Given problem: Copy from the first line below down to and including the line with "yshift=27, font=dict(size=14, color=GREEN_TEXT, family=FONT))". Skip the pictures.

Given data:
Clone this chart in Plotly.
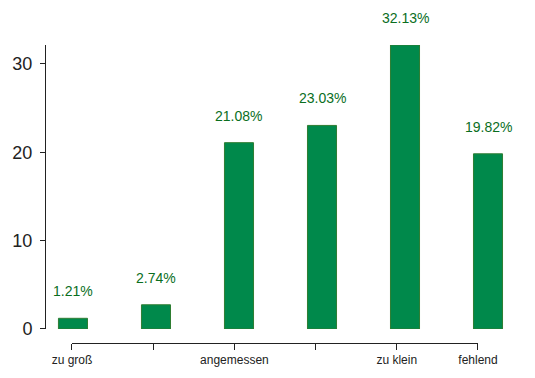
import plotly.graph_objects as go

categories = ["zu groß", "", "angemessen", "", "zu klein", "fehlend"]
values = [1.21, 2.74, 21.08, 23.03, 32.13, 19.82]
labels = ["1.21%", "2.74%", "21.08%", "23.03%", "32.13%", "19.82%"]
positions = [1, 2, 3, 4, 5, 6]
y_ticks = [0, 10, 20, 30]

GREEN_FILL = "#00894B"
GREEN_TEXT = "#0A6E1E"
FONT = "Liberation Sans, Arial, Helvetica, sans-serif"

fig = go.Figure()
fig.add_trace(go.Bar(
    x=positions, y=values, width=0.35,
    marker=dict(color=GREEN_FILL, line=dict(color="#2E7D32", width=1)),
    xaxis="x", yaxis="y", hoverinfo="skip",
))
# invisible trace to activate the lower category axis
fig.add_trace(go.Scatter(x=positions, y=[0] * 6, xaxis="x2", yaxis="y",
                         mode="markers", marker=dict(opacity=0), hoverinfo="skip"))

for p, v, t in zip(positions, values, labels):
    fig.add_annotation(x=p, y=v, xref="x", yref="y", text=t, showarrow=False,
                       yshift=27, font=dict(size=14, color=GREEN_TEXT, family=FONT))

fig.update_layout(
    width=535, height=378,
    margin=dict(l=38, r=32, t=37, b=43, autoexpand=False),
    plot_bgcolor="rgba(0,0,0,0)", paper_bgcolor="white",
    showlegend=False,
    font=dict(family=FONT, color="#222222"),
    xaxis=dict(domain=[0, 1], range=[0.675, 6.277], visible=False, anchor="y",
               automargin=False),
    yaxis=dict(domain=[0.047, 1], range=[0, max(values)], tickvals=y_ticks,
               ticks="outside", ticklen=5, tickwidth=1, tickcolor="#222222",
               ticklabelstandoff=4,
               showline=True, linecolor="#222222", linewidth=1,
               showgrid=False, zeroline=False, automargin=False,
               tickfont=dict(size=18, color="#222222", family=FONT)),
    xaxis2=dict(domain=[0.0559, 0.929], range=[1, 6], tickvals=positions,
                ticktext=categories, anchor="free", position=0,
                ticks="outside", ticklen=6, tickwidth=1, tickcolor="#222222",
                showline=True, linecolor="#222222", linewidth=1,
                showgrid=False, zeroline=False, automargin=False,
                tickfont=dict(size=12, color="#222222", family=FONT)),
)

fig.write_html("out.html")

Output for this task:
Clone this chart in Plotly.
import plotly.graph_objects as go

categories = ["zu groß", "", "angemessen", "", "zu klein", "fehlend"]
values = [1.21, 2.74, 21.08, 23.03, 32.13, 19.82]
labels = ["1.21%", "2.74%", "21.08%", "23.03%", "32.13%", "19.82%"]
positions = [1, 2, 3, 4, 5, 6]
y_ticks = [0, 10, 20, 30]

GREEN_FILL = "#00894B"
GREEN_TEXT = "#0A6E1E"
FONT = "Liberation Sans, Arial, Helvetica, sans-serif"

fig = go.Figure()
fig.add_trace(go.Bar(
    x=positions, y=values, width=0.35,
    marker=dict(color=GREEN_FILL, line=dict(color="#2E7D32", width=1)),
    xaxis="x", yaxis="y", hoverinfo="skip",
))
# invisible trace to activate the lower category axis
fig.add_trace(go.Scatter(x=positions, y=[0] * 6, xaxis="x2", yaxis="y",
                         mode="markers", marker=dict(opacity=0), hoverinfo="skip"))

for p, v, t in zip(positions, values, labels):
    fig.add_annotation(x=p, y=v, xref="x", yref="y", text=t, showarrow=False,
                       yshift=27, font=dict(size=14, color=GREEN_TEXT, family=FONT))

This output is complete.